Pixel art en aquatinte

Ivy en pixel-art. Aquatinte sur zinc mordu au sulfate de cuivre, 9x12 cm.

Après mes derniers dessins en pixel art bien colorés, j'ai voulu essayer d'en faire en noir et blanc. Je ne sais plus trop pourquoi, mais je crois que le but était de me forcer à réduire les couleurs possibles de la façon la plus drastique qui soit, pour travailler sur la lisibilité globale de l'image. À la même période, j'ai même carrément passé mon écran de téléphone en monochrome pour tester des trucs de développement, et ça m'a incité à continuer. Du coup j'ai dessiné mon sujet réflexe, avec un crâne pour faire bonne mesure (ce n'est pas la première fois).

Image originale dans l'éditeur de pixel art Pixel Studio

Assez vite pendant ce dessin, l'évidence m'a frappé : j'avais devant moi une gravure en devenir ! En fait, c'était tellement clair que j'avais probablement eu ça en tête dès le début, au moins inconsciemment.

Une fois ce pont établi, le reste est allé assez vite. L'aquatinte était la technique la plus adaptée, le reste était une question de repères et de méthode pour faire apparaître les 6 niveaux de gris avec des masquages progressifs des "pixels". Vu le petit format que j'avais choisi, ce n'était même pas plus long que plein d'autres procédés conventionnels de taille douce (manière noire… ouch ! Burin… triple ouch !), et une fois les premiers repères posés, c'était même simple et bêtement méthodique. J'ai quand même réussi à me planter sur deux "pixels", décalés de deux cases, du coup quatre cases en tout qu'il a fallu soit foncer (à la roulette) soit éclaircir (au brunissoir) après les morsures.

Quelques étapes…

Globalement, ça s'est plutôt bien passé, et j'ai été ravi de voir la plaque après nettoyage et surtout le premier tirage. C'est bien sûr un peu rugeux, c'est plein de "parasites", et les gris sont trop foncés et moins progressifs que dans l'original. Mais sachant que j'ai posé la résine à la main et utilisé un mordant toujours un peu imprévisible, je considère ça validé ! Si ça m'intéresse, je pourrai en faire d'autres mieux préparées et sur cuivre pour plus de contrôle.

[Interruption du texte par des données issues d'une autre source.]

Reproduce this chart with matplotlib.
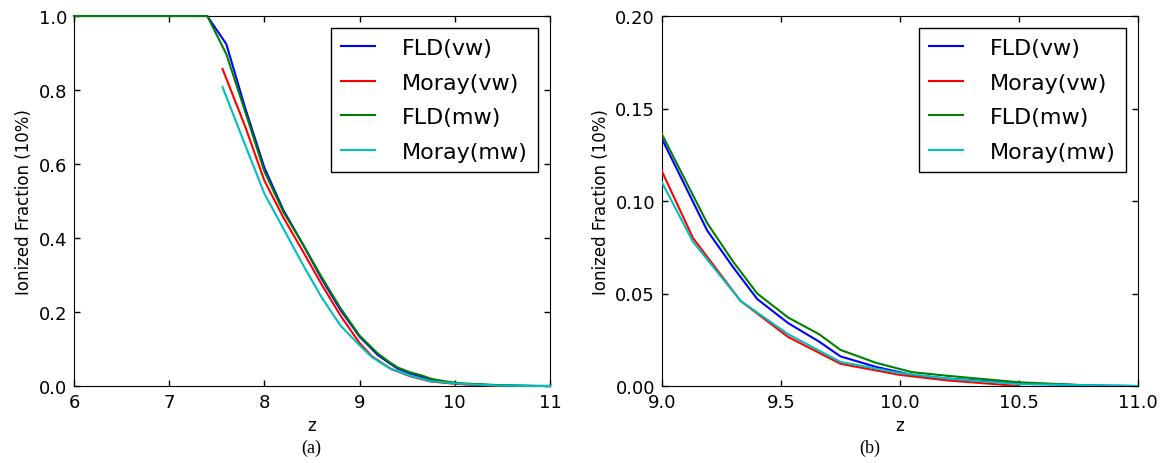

Comme à chaque fois que j'ai élaboré par moi-même une technique un peu originale, j'ai un temps caressé l'idée d'être le premier à avoir fait ça. Et bien sûr, comme à chaque fois, je suis tombé sur plusieurs artistes (1, 2, 3) qui eux⋅elles aussi, même si le but et le résultat sont à chaque fois différents du mien, avaient fait un lien entre le pixel art et la gravure. Et ça me paraît assez normal.

La vraie nouveauté n'existe pas. Avec le recul, il y a là l'évidence du dialogue entre les techniques, qui s'enrichissent mutuellement. Cette gravure n'est qu'une illustration un peu meta de l'aller-retour constant qu'est le procédé des graveur⋅se⋅s à notre époque, entre planification des dessins sur ordi, recherche et retouche de photos de référence, ou scan pour partager sur le net.